━━━━━ Data extract
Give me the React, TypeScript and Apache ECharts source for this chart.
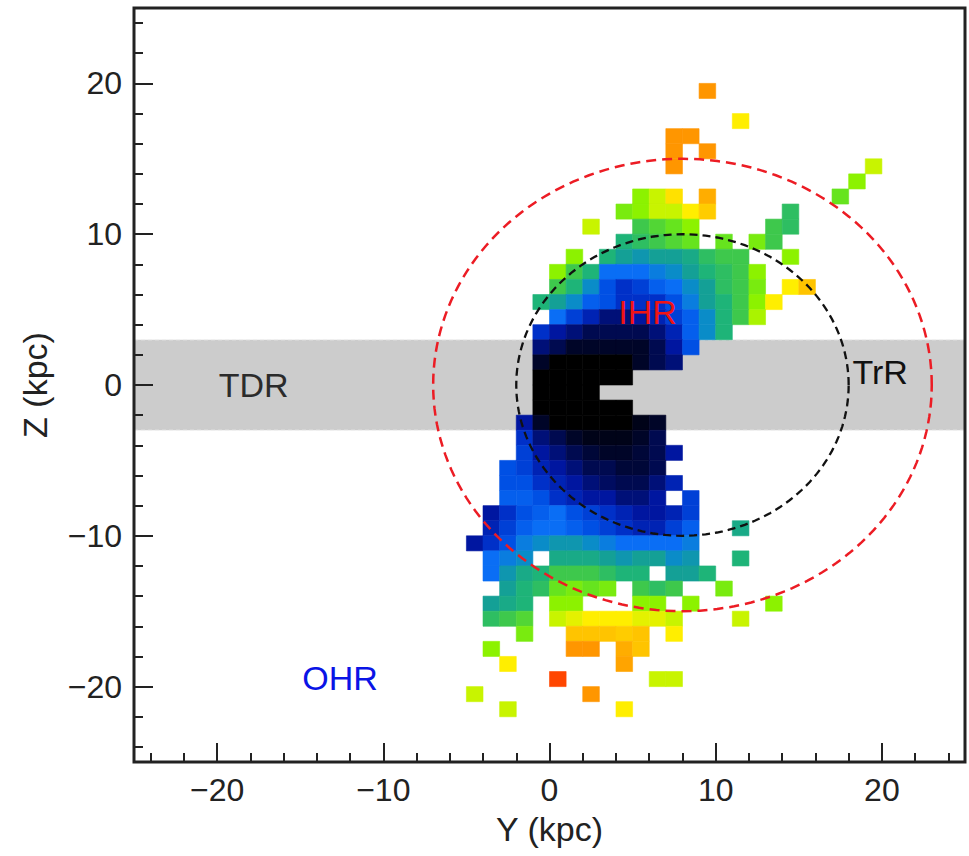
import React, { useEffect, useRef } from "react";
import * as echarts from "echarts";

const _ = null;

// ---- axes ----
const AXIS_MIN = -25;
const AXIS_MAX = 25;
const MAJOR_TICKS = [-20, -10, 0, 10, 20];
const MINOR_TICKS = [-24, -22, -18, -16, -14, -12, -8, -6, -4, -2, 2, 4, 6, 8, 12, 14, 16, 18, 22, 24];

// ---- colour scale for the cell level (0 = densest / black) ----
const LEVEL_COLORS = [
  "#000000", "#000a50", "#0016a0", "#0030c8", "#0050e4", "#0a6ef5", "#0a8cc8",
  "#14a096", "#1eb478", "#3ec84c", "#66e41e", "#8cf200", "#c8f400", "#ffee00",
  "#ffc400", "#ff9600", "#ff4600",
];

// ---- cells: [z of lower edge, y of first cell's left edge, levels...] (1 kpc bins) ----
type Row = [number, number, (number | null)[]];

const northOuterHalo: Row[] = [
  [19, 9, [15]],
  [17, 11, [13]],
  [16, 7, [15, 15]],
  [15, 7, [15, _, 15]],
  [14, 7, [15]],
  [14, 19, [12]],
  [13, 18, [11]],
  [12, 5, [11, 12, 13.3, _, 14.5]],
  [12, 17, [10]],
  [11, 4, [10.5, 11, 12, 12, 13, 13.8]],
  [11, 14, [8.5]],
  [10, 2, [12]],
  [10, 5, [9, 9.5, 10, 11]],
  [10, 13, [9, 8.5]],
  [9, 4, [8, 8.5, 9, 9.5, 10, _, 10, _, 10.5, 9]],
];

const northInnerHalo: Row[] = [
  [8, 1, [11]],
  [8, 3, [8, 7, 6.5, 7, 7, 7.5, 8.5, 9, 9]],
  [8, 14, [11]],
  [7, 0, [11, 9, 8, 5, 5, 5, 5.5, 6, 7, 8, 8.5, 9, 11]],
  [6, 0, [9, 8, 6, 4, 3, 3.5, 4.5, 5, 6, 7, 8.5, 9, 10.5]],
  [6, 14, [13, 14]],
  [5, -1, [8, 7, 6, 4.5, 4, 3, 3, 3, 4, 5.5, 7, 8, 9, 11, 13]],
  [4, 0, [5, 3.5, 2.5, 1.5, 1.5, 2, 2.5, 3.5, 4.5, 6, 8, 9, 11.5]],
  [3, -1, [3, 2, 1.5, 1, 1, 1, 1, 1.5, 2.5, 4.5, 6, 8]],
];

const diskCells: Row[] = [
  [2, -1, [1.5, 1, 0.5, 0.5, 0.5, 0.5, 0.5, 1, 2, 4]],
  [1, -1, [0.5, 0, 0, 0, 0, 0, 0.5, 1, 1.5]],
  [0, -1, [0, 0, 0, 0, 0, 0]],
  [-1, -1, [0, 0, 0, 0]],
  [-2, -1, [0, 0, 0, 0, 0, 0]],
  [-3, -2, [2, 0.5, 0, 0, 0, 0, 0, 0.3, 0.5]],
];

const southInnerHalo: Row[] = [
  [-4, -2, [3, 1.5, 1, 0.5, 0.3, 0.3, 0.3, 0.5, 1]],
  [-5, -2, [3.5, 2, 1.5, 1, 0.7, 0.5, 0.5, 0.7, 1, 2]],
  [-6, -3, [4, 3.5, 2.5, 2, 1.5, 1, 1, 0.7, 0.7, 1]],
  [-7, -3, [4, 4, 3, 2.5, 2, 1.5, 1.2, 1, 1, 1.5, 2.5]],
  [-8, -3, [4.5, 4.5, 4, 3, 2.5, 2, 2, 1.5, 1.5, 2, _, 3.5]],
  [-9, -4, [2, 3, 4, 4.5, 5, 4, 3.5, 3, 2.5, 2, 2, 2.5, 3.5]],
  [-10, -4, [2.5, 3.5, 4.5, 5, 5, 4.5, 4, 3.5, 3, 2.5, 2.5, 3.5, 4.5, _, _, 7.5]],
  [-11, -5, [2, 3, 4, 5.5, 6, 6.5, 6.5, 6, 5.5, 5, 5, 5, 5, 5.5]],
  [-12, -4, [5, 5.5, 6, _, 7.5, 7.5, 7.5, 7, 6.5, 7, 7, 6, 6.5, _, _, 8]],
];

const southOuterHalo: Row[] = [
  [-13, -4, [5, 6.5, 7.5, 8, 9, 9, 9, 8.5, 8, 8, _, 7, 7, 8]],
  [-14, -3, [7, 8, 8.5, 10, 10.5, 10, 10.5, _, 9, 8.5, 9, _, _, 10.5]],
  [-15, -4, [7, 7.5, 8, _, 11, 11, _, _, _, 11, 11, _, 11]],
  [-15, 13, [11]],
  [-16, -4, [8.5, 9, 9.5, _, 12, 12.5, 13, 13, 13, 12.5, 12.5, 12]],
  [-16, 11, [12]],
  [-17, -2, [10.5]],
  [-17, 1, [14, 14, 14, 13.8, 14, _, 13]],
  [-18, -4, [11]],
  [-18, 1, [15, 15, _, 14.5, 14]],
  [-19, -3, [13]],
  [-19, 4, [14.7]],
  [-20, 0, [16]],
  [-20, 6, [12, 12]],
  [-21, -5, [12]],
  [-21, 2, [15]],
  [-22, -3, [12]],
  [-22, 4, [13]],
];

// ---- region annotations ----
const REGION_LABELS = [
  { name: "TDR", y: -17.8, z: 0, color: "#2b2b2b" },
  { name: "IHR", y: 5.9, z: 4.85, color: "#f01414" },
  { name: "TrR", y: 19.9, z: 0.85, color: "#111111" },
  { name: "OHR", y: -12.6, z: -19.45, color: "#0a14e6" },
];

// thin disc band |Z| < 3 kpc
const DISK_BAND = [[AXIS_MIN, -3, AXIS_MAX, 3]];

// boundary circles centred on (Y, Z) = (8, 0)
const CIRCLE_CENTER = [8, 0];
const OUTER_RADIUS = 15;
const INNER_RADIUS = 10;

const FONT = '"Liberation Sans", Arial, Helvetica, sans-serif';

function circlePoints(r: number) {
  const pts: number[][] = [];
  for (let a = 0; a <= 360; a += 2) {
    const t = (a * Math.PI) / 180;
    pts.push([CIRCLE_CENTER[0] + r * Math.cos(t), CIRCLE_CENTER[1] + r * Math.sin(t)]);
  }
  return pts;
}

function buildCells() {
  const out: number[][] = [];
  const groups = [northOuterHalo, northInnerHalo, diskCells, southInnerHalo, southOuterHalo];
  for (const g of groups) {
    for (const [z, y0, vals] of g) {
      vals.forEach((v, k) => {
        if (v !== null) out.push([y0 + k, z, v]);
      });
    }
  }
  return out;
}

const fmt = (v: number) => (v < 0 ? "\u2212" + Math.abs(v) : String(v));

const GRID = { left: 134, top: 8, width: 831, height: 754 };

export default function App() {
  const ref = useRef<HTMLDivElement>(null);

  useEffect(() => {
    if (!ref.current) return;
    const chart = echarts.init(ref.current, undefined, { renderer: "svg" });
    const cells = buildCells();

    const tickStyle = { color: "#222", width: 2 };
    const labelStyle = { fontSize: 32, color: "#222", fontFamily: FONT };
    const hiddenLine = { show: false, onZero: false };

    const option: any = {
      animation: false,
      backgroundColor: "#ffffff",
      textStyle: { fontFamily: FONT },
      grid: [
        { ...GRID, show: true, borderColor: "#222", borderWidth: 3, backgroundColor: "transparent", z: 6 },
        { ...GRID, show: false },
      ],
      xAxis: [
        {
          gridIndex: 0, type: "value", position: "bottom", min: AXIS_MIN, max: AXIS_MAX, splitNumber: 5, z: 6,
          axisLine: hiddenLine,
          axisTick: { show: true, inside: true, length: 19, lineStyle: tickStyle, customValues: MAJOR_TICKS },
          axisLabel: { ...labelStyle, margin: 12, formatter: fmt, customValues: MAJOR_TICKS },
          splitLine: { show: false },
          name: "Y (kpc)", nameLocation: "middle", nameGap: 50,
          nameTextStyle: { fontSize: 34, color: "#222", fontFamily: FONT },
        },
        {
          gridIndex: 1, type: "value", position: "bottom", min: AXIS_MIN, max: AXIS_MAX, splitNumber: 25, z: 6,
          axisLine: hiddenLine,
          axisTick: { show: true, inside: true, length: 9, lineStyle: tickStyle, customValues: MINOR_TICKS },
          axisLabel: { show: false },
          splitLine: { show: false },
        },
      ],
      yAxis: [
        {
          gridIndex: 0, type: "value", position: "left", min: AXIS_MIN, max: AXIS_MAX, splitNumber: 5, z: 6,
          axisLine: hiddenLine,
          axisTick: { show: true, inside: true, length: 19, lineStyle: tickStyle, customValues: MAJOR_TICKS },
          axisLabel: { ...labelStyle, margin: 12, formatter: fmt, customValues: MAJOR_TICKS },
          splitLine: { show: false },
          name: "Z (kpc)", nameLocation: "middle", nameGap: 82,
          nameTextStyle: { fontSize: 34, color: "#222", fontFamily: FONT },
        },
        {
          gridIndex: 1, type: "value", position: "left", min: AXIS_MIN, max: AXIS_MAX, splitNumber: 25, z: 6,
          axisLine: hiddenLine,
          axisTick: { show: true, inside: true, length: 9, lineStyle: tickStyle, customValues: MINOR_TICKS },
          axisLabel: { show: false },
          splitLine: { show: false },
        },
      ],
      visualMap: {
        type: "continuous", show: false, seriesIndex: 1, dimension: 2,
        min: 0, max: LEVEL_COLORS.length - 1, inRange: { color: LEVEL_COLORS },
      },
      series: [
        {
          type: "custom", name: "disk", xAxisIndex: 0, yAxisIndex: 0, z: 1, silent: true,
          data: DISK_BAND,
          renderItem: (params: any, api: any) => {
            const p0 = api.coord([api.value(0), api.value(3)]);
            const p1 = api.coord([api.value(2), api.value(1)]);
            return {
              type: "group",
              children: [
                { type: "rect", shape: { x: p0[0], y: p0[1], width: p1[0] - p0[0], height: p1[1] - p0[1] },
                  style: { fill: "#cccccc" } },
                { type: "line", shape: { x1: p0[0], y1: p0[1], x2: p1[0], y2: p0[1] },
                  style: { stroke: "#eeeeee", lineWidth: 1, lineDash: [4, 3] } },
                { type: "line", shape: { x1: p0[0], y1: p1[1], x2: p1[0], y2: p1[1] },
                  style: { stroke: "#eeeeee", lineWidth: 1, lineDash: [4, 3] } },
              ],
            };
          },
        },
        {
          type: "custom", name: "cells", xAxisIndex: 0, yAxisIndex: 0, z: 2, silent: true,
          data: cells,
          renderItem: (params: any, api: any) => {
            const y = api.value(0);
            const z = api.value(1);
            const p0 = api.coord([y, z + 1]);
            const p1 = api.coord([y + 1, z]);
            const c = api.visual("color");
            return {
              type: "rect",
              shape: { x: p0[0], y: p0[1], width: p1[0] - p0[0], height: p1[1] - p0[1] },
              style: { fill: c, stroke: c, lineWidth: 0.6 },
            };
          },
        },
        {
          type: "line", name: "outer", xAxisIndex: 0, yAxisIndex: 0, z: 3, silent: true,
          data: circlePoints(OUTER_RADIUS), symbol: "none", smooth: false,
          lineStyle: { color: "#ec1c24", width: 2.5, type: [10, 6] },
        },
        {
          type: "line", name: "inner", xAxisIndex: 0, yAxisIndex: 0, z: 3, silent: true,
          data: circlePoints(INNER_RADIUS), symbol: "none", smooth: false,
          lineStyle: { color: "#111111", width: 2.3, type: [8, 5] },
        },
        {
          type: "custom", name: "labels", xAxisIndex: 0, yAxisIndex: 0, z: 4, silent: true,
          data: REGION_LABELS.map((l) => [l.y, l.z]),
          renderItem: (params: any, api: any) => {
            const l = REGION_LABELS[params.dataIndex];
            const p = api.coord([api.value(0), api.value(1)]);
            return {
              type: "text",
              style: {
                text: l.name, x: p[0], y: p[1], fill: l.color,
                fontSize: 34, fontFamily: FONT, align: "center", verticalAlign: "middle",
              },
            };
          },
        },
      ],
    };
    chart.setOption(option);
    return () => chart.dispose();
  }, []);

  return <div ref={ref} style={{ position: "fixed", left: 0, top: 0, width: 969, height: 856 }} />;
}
━━━━━━━━━━
Written problem
From the top of the listing above, repeat each line exactly until you reach the line containing "18, 22, 24];", and repeat that one too. Leave the pictures out.

Exercise solution
Give me the React, TypeScript and Apache ECharts source for this chart.
import React, { useEffect, useRef } from "react";
import * as echarts from "echarts";

const _ = null;

// ---- axes ----
const AXIS_MIN = -25;
const AXIS_MAX = 25;
const MAJOR_TICKS = [-20, -10, 0, 10, 20];
const MINOR_TICKS = [-24, -22, -18, -16, -14, -12, -8, -6, -4, -2, 2, 4, 6, 8, 12, 14, 16, 18, 22, 24];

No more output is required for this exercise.